## Record set
>> START

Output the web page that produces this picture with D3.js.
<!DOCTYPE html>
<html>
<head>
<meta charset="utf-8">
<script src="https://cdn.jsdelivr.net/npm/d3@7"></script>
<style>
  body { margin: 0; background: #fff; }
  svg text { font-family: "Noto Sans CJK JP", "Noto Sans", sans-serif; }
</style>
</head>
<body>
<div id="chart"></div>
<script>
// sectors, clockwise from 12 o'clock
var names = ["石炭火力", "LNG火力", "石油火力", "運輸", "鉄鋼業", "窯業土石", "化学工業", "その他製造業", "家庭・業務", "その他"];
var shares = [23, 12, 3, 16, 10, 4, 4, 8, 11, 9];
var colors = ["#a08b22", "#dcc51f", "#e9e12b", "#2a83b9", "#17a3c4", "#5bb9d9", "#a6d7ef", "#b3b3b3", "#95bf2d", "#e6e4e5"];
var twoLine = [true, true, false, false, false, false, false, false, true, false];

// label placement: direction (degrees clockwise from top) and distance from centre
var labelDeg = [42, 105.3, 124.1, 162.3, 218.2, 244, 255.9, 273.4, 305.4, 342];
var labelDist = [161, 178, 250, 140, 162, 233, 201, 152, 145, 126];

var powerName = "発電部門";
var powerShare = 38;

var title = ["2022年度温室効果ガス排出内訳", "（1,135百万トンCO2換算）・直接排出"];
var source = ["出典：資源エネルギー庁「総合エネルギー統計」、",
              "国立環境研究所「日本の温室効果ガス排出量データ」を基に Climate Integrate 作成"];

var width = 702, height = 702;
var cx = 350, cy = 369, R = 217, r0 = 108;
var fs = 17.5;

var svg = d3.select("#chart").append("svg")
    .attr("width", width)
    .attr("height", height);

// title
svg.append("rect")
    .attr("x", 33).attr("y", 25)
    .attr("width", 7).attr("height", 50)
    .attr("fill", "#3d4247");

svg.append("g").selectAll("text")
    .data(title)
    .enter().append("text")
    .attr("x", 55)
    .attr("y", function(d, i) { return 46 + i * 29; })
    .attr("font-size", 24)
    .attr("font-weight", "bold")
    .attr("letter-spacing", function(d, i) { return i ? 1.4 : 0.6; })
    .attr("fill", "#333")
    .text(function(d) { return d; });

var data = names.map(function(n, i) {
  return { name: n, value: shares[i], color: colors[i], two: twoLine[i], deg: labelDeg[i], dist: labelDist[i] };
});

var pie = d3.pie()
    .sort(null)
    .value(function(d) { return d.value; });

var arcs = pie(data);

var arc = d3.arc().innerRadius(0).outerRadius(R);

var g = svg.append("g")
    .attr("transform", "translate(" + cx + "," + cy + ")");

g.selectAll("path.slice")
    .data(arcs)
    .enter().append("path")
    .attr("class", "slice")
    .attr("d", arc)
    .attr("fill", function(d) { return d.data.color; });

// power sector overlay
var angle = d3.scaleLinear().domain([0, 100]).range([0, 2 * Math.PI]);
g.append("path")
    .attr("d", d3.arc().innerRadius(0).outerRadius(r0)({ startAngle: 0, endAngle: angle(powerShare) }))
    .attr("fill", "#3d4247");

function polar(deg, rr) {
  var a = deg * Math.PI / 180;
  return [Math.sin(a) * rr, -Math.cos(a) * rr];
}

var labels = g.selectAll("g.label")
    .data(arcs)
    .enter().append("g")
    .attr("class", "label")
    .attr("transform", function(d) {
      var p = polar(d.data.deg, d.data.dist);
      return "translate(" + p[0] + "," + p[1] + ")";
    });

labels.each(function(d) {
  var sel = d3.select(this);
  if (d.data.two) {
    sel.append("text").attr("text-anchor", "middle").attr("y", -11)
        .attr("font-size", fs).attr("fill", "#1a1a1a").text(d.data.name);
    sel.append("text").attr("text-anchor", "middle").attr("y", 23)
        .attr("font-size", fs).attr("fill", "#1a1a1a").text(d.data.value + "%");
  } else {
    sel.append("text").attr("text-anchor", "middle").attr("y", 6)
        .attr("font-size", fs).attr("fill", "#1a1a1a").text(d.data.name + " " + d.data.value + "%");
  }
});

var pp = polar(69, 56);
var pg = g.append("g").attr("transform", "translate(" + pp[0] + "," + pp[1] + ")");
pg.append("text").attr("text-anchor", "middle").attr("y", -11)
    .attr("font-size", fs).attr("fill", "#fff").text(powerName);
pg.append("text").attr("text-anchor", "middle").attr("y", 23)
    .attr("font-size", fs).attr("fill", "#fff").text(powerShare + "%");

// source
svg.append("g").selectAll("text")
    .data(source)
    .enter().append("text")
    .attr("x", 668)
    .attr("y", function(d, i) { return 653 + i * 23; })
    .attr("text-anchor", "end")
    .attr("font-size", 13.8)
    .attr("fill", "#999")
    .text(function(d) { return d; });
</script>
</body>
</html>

>> END
>> START

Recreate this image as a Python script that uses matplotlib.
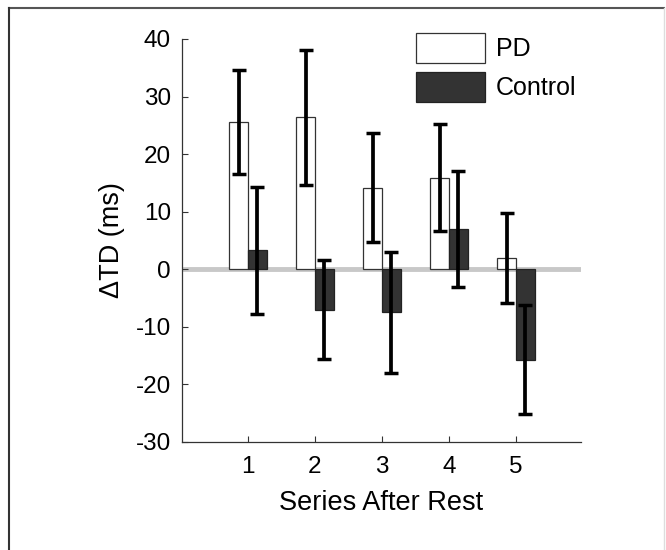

>> END

## Given exercise
Pick out each line in the material containing "this".

## Task result
Output the web page that produces this picture with D3.js.
  var sel = d3.select(this);
Recreate this image as a Python script that uses matplotlib.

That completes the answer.